# Start of Data in this exercise

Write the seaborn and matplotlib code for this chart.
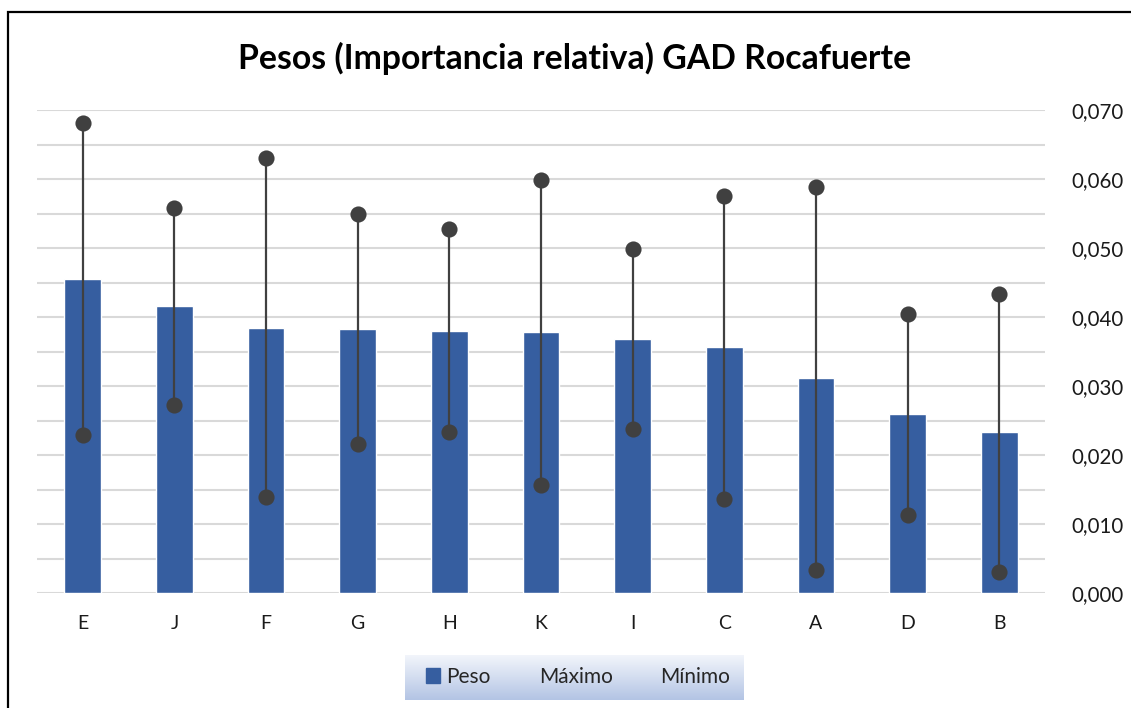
import numpy as np
import pandas as pd
import matplotlib
matplotlib.use('Agg')
import matplotlib.pyplot as plt
import seaborn as sns
from matplotlib.patches import Patch, Rectangle
from matplotlib.lines import Line2D
from matplotlib.ticker import FuncFormatter, MultipleLocator

# Datos
categorias = ['E', 'J', 'F', 'G', 'H', 'K', 'I', 'C', 'A', 'D', 'B']
peso = [0.0455, 0.0416, 0.0384, 0.0382, 0.0380, 0.0378, 0.0368, 0.0356, 0.0311, 0.0259, 0.0233]
maximo = [0.0681, 0.0558, 0.0631, 0.0550, 0.0528, 0.0598, 0.0499, 0.0575, 0.0589, 0.0405, 0.0434]
minimo = [0.0229, 0.0273, 0.0139, 0.0216, 0.0233, 0.0157, 0.0237, 0.0136, 0.0033, 0.0113, 0.0031]

titulo = 'Pesos (Importancia relativa) GAD Rocafuerte'
azul = '#365EA0'
gris_oscuro = '#404040'

df = pd.DataFrame({'categoria': categorias, 'peso': peso,
                   'maximo': maximo, 'minimo': minimo})

sns.set_style('white')
plt.rcParams['font.family'] = ['Lato', 'DejaVu Sans']

fig = plt.figure(figsize=(11.31, 7.08), dpi=100)
ax = fig.add_axes([37 / 1131, 1 - 593 / 708, (1045 - 37) / 1131, (593 - 110) / 708])

# Lineas de cuadricula (cada 0,005)
ax.yaxis.set_major_locator(MultipleLocator(0.010))
ax.yaxis.set_minor_locator(MultipleLocator(0.005))
ax.grid(True, axis='y', which='both', color='#D9D9D9', linewidth=1.5, zorder=0)
ax.set_axisbelow(True)

sns.barplot(data=df, x='categoria', y='peso', color=azul, width=0.4,
            saturation=1, ax=ax, zorder=2)

pos = np.arange(len(categorias))
ax.vlines(pos, df['minimo'], df['maximo'], color=gris_oscuro, linewidth=1.6, zorder=3)
ax.scatter(pos, df['maximo'], s=135, color=gris_oscuro, zorder=4, linewidths=0)
ax.scatter(pos, df['minimo'], s=135, color=gris_oscuro, zorder=4, linewidths=0)

ax.set_xlim(-0.5, len(categorias) - 0.5)
ax.set_ylim(0, 0.070)
ax.set_xlabel('')
ax.set_ylabel('')
for s in ['top', 'left', 'right', 'bottom']:
    ax.spines[s].set_visible(False)

ax.yaxis.tick_right()
ax.yaxis.set_major_formatter(FuncFormatter(lambda v, p: f'{v:.3f}'.replace('.', ',')))
ax.tick_params(axis='y', which='both', length=0, pad=19, labelsize=14.8, labelcolor='#1a1a1a')
ax.tick_params(axis='x', length=0, pad=16, labelsize=14, labelcolor='#1a1a1a')

fig.text(575 / 1131, 1 - 58 / 708, titulo, ha='center', va='center',
         fontsize=24.3, fontweight='bold', color='black')

# Leyenda con fondo degradado
lax = fig.add_axes([405 / 1131, 1 - 700 / 708, 339 / 1131, 45 / 708])
grad = np.linspace(0, 1, 100).reshape(-1, 1)
cmap = matplotlib.colors.LinearSegmentedColormap.from_list(
    'leg', ['#F2F5FB', '#D3DDF0', '#B3C4E4'])
lax.imshow(grad, aspect='auto', cmap=cmap, extent=[0, 1, 0, 1])
lax.axis('off')

handles = [Patch(facecolor=azul, edgecolor=azul),
           Line2D([], [], linestyle='none'),
           Line2D([], [], linestyle='none')]
fig.legend(handles, ['Peso', 'Máximo', 'Mínimo'], loc='center',
           bbox_to_anchor=(578 / 1131, 1 - 677 / 708), ncol=3, frameon=False,
           fontsize=15, handlelength=0.7, handleheight=0.7, handletextpad=0.3,
           columnspacing=1.3)

# Borde del grafico
fig.patches.append(Rectangle((8 / 1131, -0.05), 1.0, 1 - 12 / 708 + 0.05,
                             transform=fig.transFigure, fill=False,
                             edgecolor='black', linewidth=1.6))

fig.savefig('out.png', dpi=100)
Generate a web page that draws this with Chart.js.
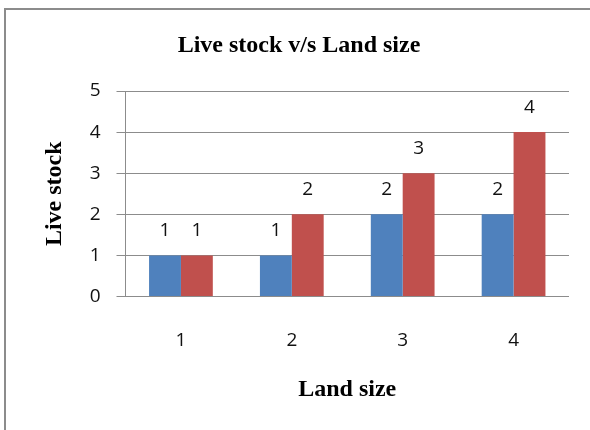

# End of Data in this exercise

*Requirements:* Without the pictures, print the records in full, exactly as they appear.

*Result of this exercise:*
Write the seaborn and matplotlib code for this chart.
import numpy as np
import pandas as pd
import matplotlib
matplotlib.use('Agg')
import matplotlib.pyplot as plt
import seaborn as sns
from matplotlib.patches import Patch, Rectangle
from matplotlib.lines import Line2D
from matplotlib.ticker import FuncFormatter, MultipleLocator

# Datos
categorias = ['E', 'J', 'F', 'G', 'H', 'K', 'I', 'C', 'A', 'D', 'B']
peso = [0.0455, 0.0416, 0.0384, 0.0382, 0.0380, 0.0378, 0.0368, 0.0356, 0.0311, 0.0259, 0.0233]
maximo = [0.0681, 0.0558, 0.0631, 0.0550, 0.0528, 0.0598, 0.0499, 0.0575, 0.0589, 0.0405, 0.0434]
minimo = [0.0229, 0.0273, 0.0139, 0.0216, 0.0233, 0.0157, 0.0237, 0.0136, 0.0033, 0.0113, 0.0031]

titulo = 'Pesos (Importancia relativa) GAD Rocafuerte'
azul = '#365EA0'
gris_oscuro = '#404040'

df = pd.DataFrame({'categoria': categorias, 'peso': peso,
                   'maximo': maximo, 'minimo': minimo})

sns.set_style('white')
plt.rcParams['font.family'] = ['Lato', 'DejaVu Sans']

fig = plt.figure(figsize=(11.31, 7.08), dpi=100)
ax = fig.add_axes([37 / 1131, 1 - 593 / 708, (1045 - 37) / 1131, (593 - 110) / 708])

# Lineas de cuadricula (cada 0,005)
ax.yaxis.set_major_locator(MultipleLocator(0.010))
ax.yaxis.set_minor_locator(MultipleLocator(0.005))
ax.grid(True, axis='y', which='both', color='#D9D9D9', linewidth=1.5, zorder=0)
ax.set_axisbelow(True)

sns.barplot(data=df, x='categoria', y='peso', color=azul, width=0.4,
            saturation=1, ax=ax, zorder=2)

pos = np.arange(len(categorias))
ax.vlines(pos, df['minimo'], df['maximo'], color=gris_oscuro, linewidth=1.6, zorder=3)
ax.scatter(pos, df['maximo'], s=135, color=gris_oscuro, zorder=4, linewidths=0)
ax.scatter(pos, df['minimo'], s=135, color=gris_oscuro, zorder=4, linewidths=0)

ax.set_xlim(-0.5, len(categorias) - 0.5)
ax.set_ylim(0, 0.070)
ax.set_xlabel('')
ax.set_ylabel('')
for s in ['top', 'left', 'right', 'bottom']:
    ax.spines[s].set_visible(False)

ax.yaxis.tick_right()
ax.yaxis.set_major_formatter(FuncFormatter(lambda v, p: f'{v:.3f}'.replace('.', ',')))
ax.tick_params(axis='y', which='both', length=0, pad=19, labelsize=14.8, labelcolor='#1a1a1a')
ax.tick_params(axis='x', length=0, pad=16, labelsize=14, labelcolor='#1a1a1a')

fig.text(575 / 1131, 1 - 58 / 708, titulo, ha='center', va='center',
         fontsize=24.3, fontweight='bold', color='black')

# Leyenda con fondo degradado
lax = fig.add_axes([405 / 1131, 1 - 700 / 708, 339 / 1131, 45 / 708])
grad = np.linspace(0, 1, 100).reshape(-1, 1)
cmap = matplotlib.colors.LinearSegmentedColormap.from_list(
    'leg', ['#F2F5FB', '#D3DDF0', '#B3C4E4'])
lax.imshow(grad, aspect='auto', cmap=cmap, extent=[0, 1, 0, 1])
lax.axis('off')

handles = [Patch(facecolor=azul, edgecolor=azul),
           Line2D([], [], linestyle='none'),
           Line2D([], [], linestyle='none')]
fig.legend(handles, ['Peso', 'Máximo', 'Mínimo'], loc='center',
           bbox_to_anchor=(578 / 1131, 1 - 677 / 708), ncol=3, frameon=False,
           fontsize=15, handlelength=0.7, handleheight=0.7, handletextpad=0.3,
           columnspacing=1.3)

# Borde del grafico
fig.patches.append(Rectangle((8 / 1131, -0.05), 1.0, 1 - 12 / 708 + 0.05,
                             transform=fig.transFigure, fill=False,
                             edgecolor='black', linewidth=1.6))

fig.savefig('out.png', dpi=100)
Generate a web page that draws this with Chart.js.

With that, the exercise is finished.